No poder, direita não abandonou sistema
A crise econômica, que afeta a França há oito anos, levou o país a questionar o regime trabalhista de 35 horas em diversas ocasiões. Mas apesar das críticas, os governos de direita dos ex-presidentes Jacques Chirac e Nicolas Sarkozy jamais ousaram apresentar abertamente o fim deste sistema, proposta que enfrentaria uma resistência feroz dos sindicatos franceses.
Segundo Touati, a melhor alternativa seria flexibilizar o atual sistema, uma posição defendida pelo ministro da Economia, Emmanuel Macron, e o premiê, Manuel Valls, considerados da ala social-liberal do Partido Socialista.
“Nós não conseguimos aprovar nenhuma reforma, e com as 35 horas é ainda mais difícil. Quando estamos com uma taxa de desemprego bem fraca, é possível trabalhar menos.

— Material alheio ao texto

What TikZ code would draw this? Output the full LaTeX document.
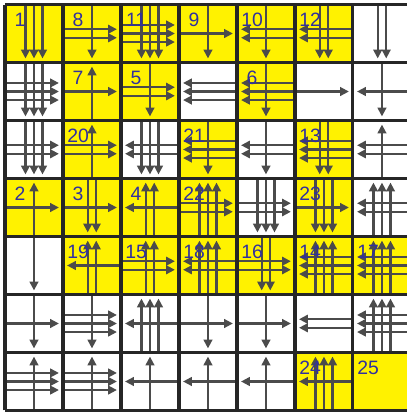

Mas hoje não é essa a nossa realidade: temos 6,2 milhões de desempregados e vimos que trabalhar menos não vai criar postos de trabalho”, afirma. “Não vai ser fácil acabar com as 35 horas, por isso precisamos deixar os franceses escolherem: quem quiser, trabalha 35 horas e ganha o equivalente a isso, e aqueles que querem trabalhar mais ganharão melhor.”
A última pesquisa de opinião sobre o assunto, publicada em agosto, indicou que 62% da população é favorável a mais flexibilidade na lei, desde que haja acordo com os representantes sindicais.